<<<<

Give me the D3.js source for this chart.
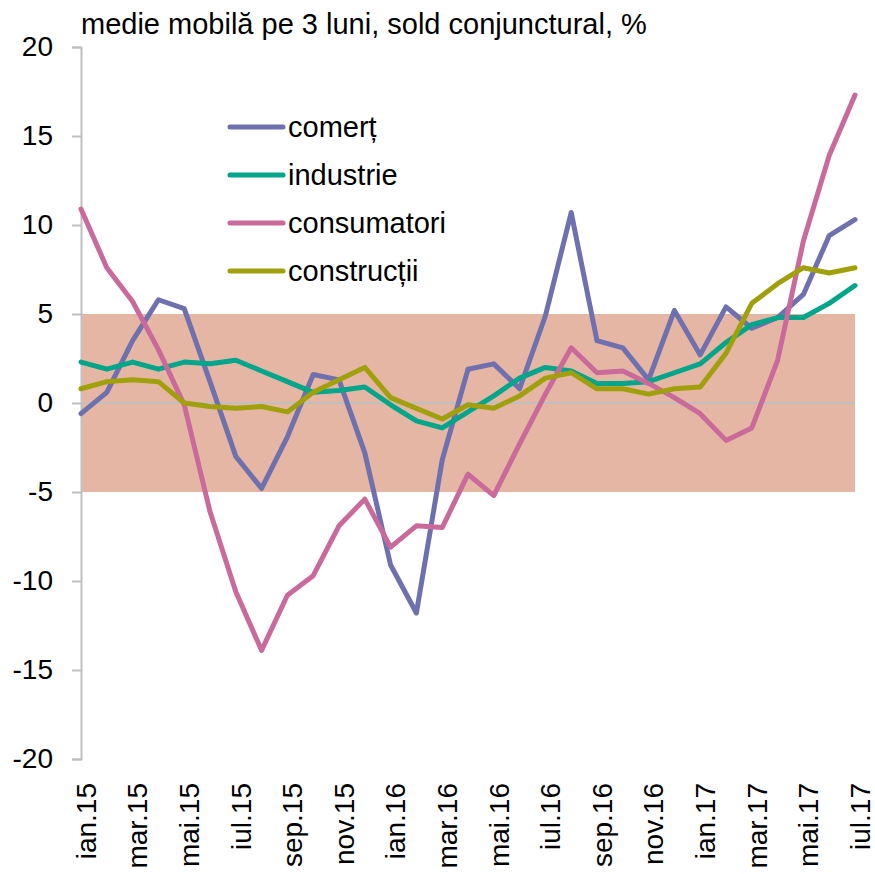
<!DOCTYPE html>
<html lang="ro">

<head>
    <meta charset="UTF-8">
    <title>Sold conjunctural</title>
    <script src="https://cdn.jsdelivr.net/npm/d3@7"></script>
    <style>
        body {
            margin: 0;
            background: #fff;
        }
        #chart text {
            font-family: "Liberation Sans", Arial, sans-serif;
            fill: #000;
        }
    </style>
</head>

<body>
    <div id="chart"></div>
    <script>
        const months = ["ian.15", "feb.15", "mar.15", "apr.15", "mai.15", "iun.15", "iul.15", "aug.15", "sep.15", "oct.15", "nov.15", "dec.15",
            "ian.16", "feb.16", "mar.16", "apr.16", "mai.16", "iun.16", "iul.16", "aug.16", "sep.16", "oct.16", "nov.16", "dec.16",
            "ian.17", "feb.17", "mar.17", "apr.17", "mai.17", "iun.17", "iul.17"];

        const comert = [-0.6, 0.6, 3.5, 5.8, 5.3, 1.2, -3.0, -4.8, -1.9, 1.6, 1.3, -2.8,
            -9.1, -11.8, -3.2, 1.9, 2.2, 0.8, 4.9, 10.7, 3.5, 3.1, 1.3, 5.2,
            2.7, 5.4, 4.2, 4.8, 6.1, 9.4, 10.3];
        const industrie = [2.3, 1.9, 2.3, 1.9, 2.3, 2.2, 2.4, 1.8, 1.2, 0.6, 0.7, 0.9,
            -0.1, -1.0, -1.4, -0.5, 0.4, 1.4, 2.0, 1.8, 1.1, 1.1, 1.2, 1.7,
            2.2, 3.4, 4.4, 4.8, 4.8, 5.6, 6.6];
        const consumatori = [10.9, 7.6, 5.7, 3.0, -0.1, -6.1, -10.6, -13.9, -10.8, -9.7, -6.9, -5.4,
            -8.1, -6.9, -7.0, -4.0, -5.2, -2.3, 0.5, 3.1, 1.7, 1.8, 1.1, 0.3,
            -0.6, -2.1, -1.4, 2.4, 9.1, 13.9, 17.3];
        const constructii = [0.8, 1.2, 1.3, 1.2, 0.0, -0.2, -0.3, -0.2, -0.5, 0.6, 1.3, 2.0,
            0.3, -0.3, -0.9, -0.1, -0.3, 0.4, 1.4, 1.7, 0.8, 0.8, 0.5, 0.8,
            0.9, 2.8, 5.6, 6.7, 7.6, 7.3, 7.6];

        const seriesNames = ["comerț", "industrie", "consumatori", "construcții"];
        const seriesColors = ["#6f70ae", "#00a58a", "#c96a9a", "#a0a00c"];
        const yTicks = [20, 15, 10, 5, 0, -5, -10, -15, -20];
        const band = [-5, 5];
        const title = "medie mobilă pe 3 luni, sold conjunctural, %";

        const width = 875;
        const height = 874;
        const margin = { top: 47, right: 20, bottom: 115, left: 81 };

        const svg = d3.select("#chart")
            .append("svg")
            .attr("width", width)
            .attr("height", height);

        const x = d3.scalePoint()
            .domain(months)
            .range([margin.left, width - margin.right]);
        const y = d3.scaleLinear()
            .domain([-20, 20])
            .range([height - margin.bottom, margin.top]);

        // banda +/- 5
        svg.append("rect")
            .attr("x", margin.left)
            .attr("width", width - margin.right - margin.left)
            .attr("y", y(band[1]))
            .attr("height", y(band[0]) - y(band[1]))
            .attr("fill", "#e5b6a4");

        // linia de zero
        svg.append("line")
            .attr("x1", margin.left)
            .attr("x2", width - margin.right)
            .attr("y1", y(0))
            .attr("y2", y(0))
            .attr("stroke", "#bfbfbf")
            .attr("stroke-width", 2);

        // axa y (cu cratima, nu semnul minus)
        const yAxis = svg.append("g")
            .attr("transform", `translate(${margin.left},0)`)
            .call(d3.axisLeft(y).tickValues(yTicks).tickSize(9).tickPadding(19).tickFormat(d => String(d)));
        yAxis.select(".domain").attr("stroke", "#bfbfbf").attr("stroke-width", 2);
        yAxis.selectAll(".tick line").attr("stroke", "#bfbfbf").attr("stroke-width", 2);
        yAxis.selectAll(".tick text")
            .attr("font-size", 28)
            .attr("font-family", null);

        // etichete x, din doua in doua luni
        svg.append("g")
            .selectAll("text")
            .data(months.filter((d, i) => i % 2 === 0))
            .join("text")
            .attr("transform", d => `translate(${x(d) + 5},${height - margin.bottom + 24}) rotate(-90)`)
            .attr("text-anchor", "end")
            .attr("dy", "0.35em")
            .attr("font-size", 28)
            .text(d => d);

        const data = [comert, industrie, consumatori, constructii];
        const line = d3.line()
            .x((d, i) => x(months[i]))
            .y(d => y(d));

        svg.append("g")
            .selectAll("path")
            .data(data)
            .join("path")
            .attr("d", line)
            .attr("fill", "none")
            .attr("stroke", (d, i) => seriesColors[i])
            .attr("stroke-width", 5)
            .attr("stroke-linejoin", "round")
            .attr("stroke-linecap", "round");

        // legenda
        const legend = svg.append("g")
            .selectAll("g")
            .data(seriesNames)
            .join("g")
            .attr("transform", (d, i) => `translate(230,${127 + i * 48})`);
        legend.append("line")
            .attr("x1", 0)
            .attr("x2", 53)
            .attr("stroke", (d, i) => seriesColors[i])
            .attr("stroke-width", 5)
            .attr("stroke-linecap", "round");
        legend.append("text")
            .attr("x", 58)
            .attr("dy", "0.35em")
            .attr("font-size", 29)
            .text(d => d);

        svg.append("text")
            .attr("x", margin.left)
            .attr("y", 34)
            .attr("font-size", 29)
            .text(title);
    </script>
</body>

</html>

>>>>

▶ _Task directions_: Reproduce every line above as written, skipping pictures.

▶ _Task output_:
Give me the D3.js source for this chart.
<!DOCTYPE html>
<html lang="ro">

<head>
    <meta charset="UTF-8">
    <title>Sold conjunctural</title>
    <script src="https://cdn.jsdelivr.net/npm/d3@7"></script>
    <style>
        body {
            margin: 0;
            background: #fff;
        }
        #chart text {
            font-family: "Liberation Sans", Arial, sans-serif;
            fill: #000;
        }
    </style>
</head>

<body>
    <div id="chart"></div>
    <script>
        const months = ["ian.15", "feb.15", "mar.15", "apr.15", "mai.15", "iun.15", "iul.15", "aug.15", "sep.15", "oct.15", "nov.15", "dec.15",
            "ian.16", "feb.16", "mar.16", "apr.16", "mai.16", "iun.16", "iul.16", "aug.16", "sep.16", "oct.16", "nov.16", "dec.16",
            "ian.17", "feb.17", "mar.17", "apr.17", "mai.17", "iun.17", "iul.17"];

        const comert = [-0.6, 0.6, 3.5, 5.8, 5.3, 1.2, -3.0, -4.8, -1.9, 1.6, 1.3, -2.8,
            -9.1, -11.8, -3.2, 1.9, 2.2, 0.8, 4.9, 10.7, 3.5, 3.1, 1.3, 5.2,
            2.7, 5.4, 4.2, 4.8, 6.1, 9.4, 10.3];
        const industrie = [2.3, 1.9, 2.3, 1.9, 2.3, 2.2, 2.4, 1.8, 1.2, 0.6, 0.7, 0.9,
            -0.1, -1.0, -1.4, -0.5, 0.4, 1.4, 2.0, 1.8, 1.1, 1.1, 1.2, 1.7,
            2.2, 3.4, 4.4, 4.8, 4.8, 5.6, 6.6];
        const consumatori = [10.9, 7.6, 5.7, 3.0, -0.1, -6.1, -10.6, -13.9, -10.8, -9.7, -6.9, -5.4,
            -8.1, -6.9, -7.0, -4.0, -5.2, -2.3, 0.5, 3.1, 1.7, 1.8, 1.1, 0.3,
            -0.6, -2.1, -1.4, 2.4, 9.1, 13.9, 17.3];
        const constructii = [0.8, 1.2, 1.3, 1.2, 0.0, -0.2, -0.3, -0.2, -0.5, 0.6, 1.3, 2.0,
            0.3, -0.3, -0.9, -0.1, -0.3, 0.4, 1.4, 1.7, 0.8, 0.8, 0.5, 0.8,
            0.9, 2.8, 5.6, 6.7, 7.6, 7.3, 7.6];

        const seriesNames = ["comerț", "industrie", "consumatori", "construcții"];
        const seriesColors = ["#6f70ae", "#00a58a", "#c96a9a", "#a0a00c"];
        const yTicks = [20, 15, 10, 5, 0, -5, -10, -15, -20];
        const band = [-5, 5];
        const title = "medie mobilă pe 3 luni, sold conjunctural, %";

        const width = 875;
        const height = 874;
        const margin = { top: 47, right: 20, bottom: 115, left: 81 };

        const svg = d3.select("#chart")
            .append("svg")
            .attr("width", width)
            .attr("height", height);

        const x = d3.scalePoint()
            .domain(months)
            .range([margin.left, width - margin.right]);
        const y = d3.scaleLinear()
            .domain([-20, 20])
            .range([height - margin.bottom, margin.top]);

        // banda +/- 5
        svg.append("rect")
            .attr("x", margin.left)
            .attr("width", width - margin.right - margin.left)
            .attr("y", y(band[1]))
            .attr("height", y(band[0]) - y(band[1]))
            .attr("fill", "#e5b6a4");

        // linia de zero
        svg.append("line")
            .attr("x1", margin.left)
            .attr("x2", width - margin.right)
            .attr("y1", y(0))
            .attr("y2", y(0))
            .attr("stroke", "#bfbfbf")
            .attr("stroke-width", 2);

        // axa y (cu cratima, nu semnul minus)
        const yAxis = svg.append("g")
            .attr("transform", `translate(${margin.left},0)`)
            .call(d3.axisLeft(y).tickValues(yTicks).tickSize(9).tickPadding(19).tickFormat(d => String(d)));
        yAxis.select(".domain").attr("stroke", "#bfbfbf").attr("stroke-width", 2);
        yAxis.selectAll(".tick line").attr("stroke", "#bfbfbf").attr("stroke-width", 2);
        yAxis.selectAll(".tick text")
            .attr("font-size", 28)
            .attr("font-family", null);

        // etichete x, din doua in doua luni
        svg.append("g")
            .selectAll("text")
            .data(months.filter((d, i) => i % 2 === 0))
            .join("text")
            .attr("transform", d => `translate(${x(d) + 5},${height - margin.bottom + 24}) rotate(-90)`)
            .attr("text-anchor", "end")
            .attr("dy", "0.35em")
            .attr("font-size", 28)
            .text(d => d);

        const data = [comert, industrie, consumatori, constructii];
        const line = d3.line()
            .x((d, i) => x(months[i]))
            .y(d => y(d));

        svg.append("g")
            .selectAll("path")
            .data(data)
            .join("path")
            .attr("d", line)
            .attr("fill", "none")
            .attr("stroke", (d, i) => seriesColors[i])
            .attr("stroke-width", 5)
            .attr("stroke-linejoin", "round")
            .attr("stroke-linecap", "round");

        // legenda
        const legend = svg.append("g")
            .selectAll("g")
            .data(seriesNames)
            .join("g")
            .attr("transform", (d, i) => `translate(230,${127 + i * 48})`);
        legend.append("line")
            .attr("x1", 0)
            .attr("x2", 53)
            .attr("stroke", (d, i) => seriesColors[i])
            .attr("stroke-width", 5)
            .attr("stroke-linecap", "round");
        legend.append("text")
            .attr("x", 58)
            .attr("dy", "0.35em")
            .attr("font-size", 29)
            .text(d => d);

        svg.append("text")
            .attr("x", margin.left)
            .attr("y", 34)
            .attr("font-size", 29)
            .text(title);
    </script>
</body>

</html>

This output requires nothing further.